■ **Stated task**
Exclude the pictures and reproduce the remaining data exactly as written.

■ **Given material**
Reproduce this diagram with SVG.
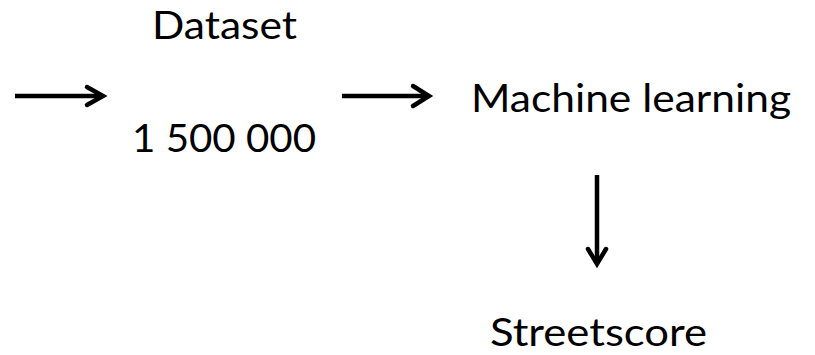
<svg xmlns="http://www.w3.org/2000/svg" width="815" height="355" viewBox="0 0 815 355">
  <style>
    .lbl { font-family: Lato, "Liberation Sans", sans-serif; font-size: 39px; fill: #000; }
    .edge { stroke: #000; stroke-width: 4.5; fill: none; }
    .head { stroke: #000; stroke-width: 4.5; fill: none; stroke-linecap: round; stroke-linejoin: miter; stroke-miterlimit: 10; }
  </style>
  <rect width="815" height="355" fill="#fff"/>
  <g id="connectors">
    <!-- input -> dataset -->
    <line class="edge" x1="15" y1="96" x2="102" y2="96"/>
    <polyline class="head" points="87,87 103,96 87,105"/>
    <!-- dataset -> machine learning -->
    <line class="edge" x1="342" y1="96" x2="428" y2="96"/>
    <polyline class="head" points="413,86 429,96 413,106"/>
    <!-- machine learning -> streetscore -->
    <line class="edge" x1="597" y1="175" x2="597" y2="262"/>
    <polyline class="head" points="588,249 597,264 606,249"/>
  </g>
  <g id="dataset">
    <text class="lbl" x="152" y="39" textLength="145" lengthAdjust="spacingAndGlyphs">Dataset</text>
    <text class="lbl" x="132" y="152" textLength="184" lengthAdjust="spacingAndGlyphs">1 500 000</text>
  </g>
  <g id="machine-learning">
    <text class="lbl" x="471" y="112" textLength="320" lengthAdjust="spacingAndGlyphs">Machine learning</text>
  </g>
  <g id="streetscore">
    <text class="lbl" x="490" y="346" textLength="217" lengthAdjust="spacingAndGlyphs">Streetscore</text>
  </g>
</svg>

■ **Exercise response**
Reproduce this diagram with SVG.
<svg xmlns="http://www.w3.org/2000/svg" width="815" height="355" viewBox="0 0 815 355">
  <style>
    .lbl { font-family: Lato, "Liberation Sans", sans-serif; font-size: 39px; fill: #000; }
    .edge { stroke: #000; stroke-width: 4.5; fill: none; }
    .head { stroke: #000; stroke-width: 4.5; fill: none; stroke-linecap: round; stroke-linejoin: miter; stroke-miterlimit: 10; }
  </style>
  <rect width="815" height="355" fill="#fff"/>
  <g id="connectors">
    <!-- input -> dataset -->
    <line class="edge" x1="15" y1="96" x2="102" y2="96"/>
    <polyline class="head" points="87,87 103,96 87,105"/>
    <!-- dataset -> machine learning -->
    <line class="edge" x1="342" y1="96" x2="428" y2="96"/>
    <polyline class="head" points="413,86 429,96 413,106"/>
    <!-- machine learning -> streetscore -->
    <line class="edge" x1="597" y1="175" x2="597" y2="262"/>
    <polyline class="head" points="588,249 597,264 606,249"/>
  </g>
  <g id="dataset">
    <text class="lbl" x="152" y="39" textLength="145" lengthAdjust="spacingAndGlyphs">Dataset</text>
    <text class="lbl" x="132" y="152" textLength="184" lengthAdjust="spacingAndGlyphs">1 500 000</text>
  </g>
  <g id="machine-learning">
    <text class="lbl" x="471" y="112" textLength="320" lengthAdjust="spacingAndGlyphs">Machine learning</text>
  </g>
  <g id="streetscore">
    <text class="lbl" x="490" y="346" textLength="217" lengthAdjust="spacingAndGlyphs">Streetscore</text>
  </g>
</svg>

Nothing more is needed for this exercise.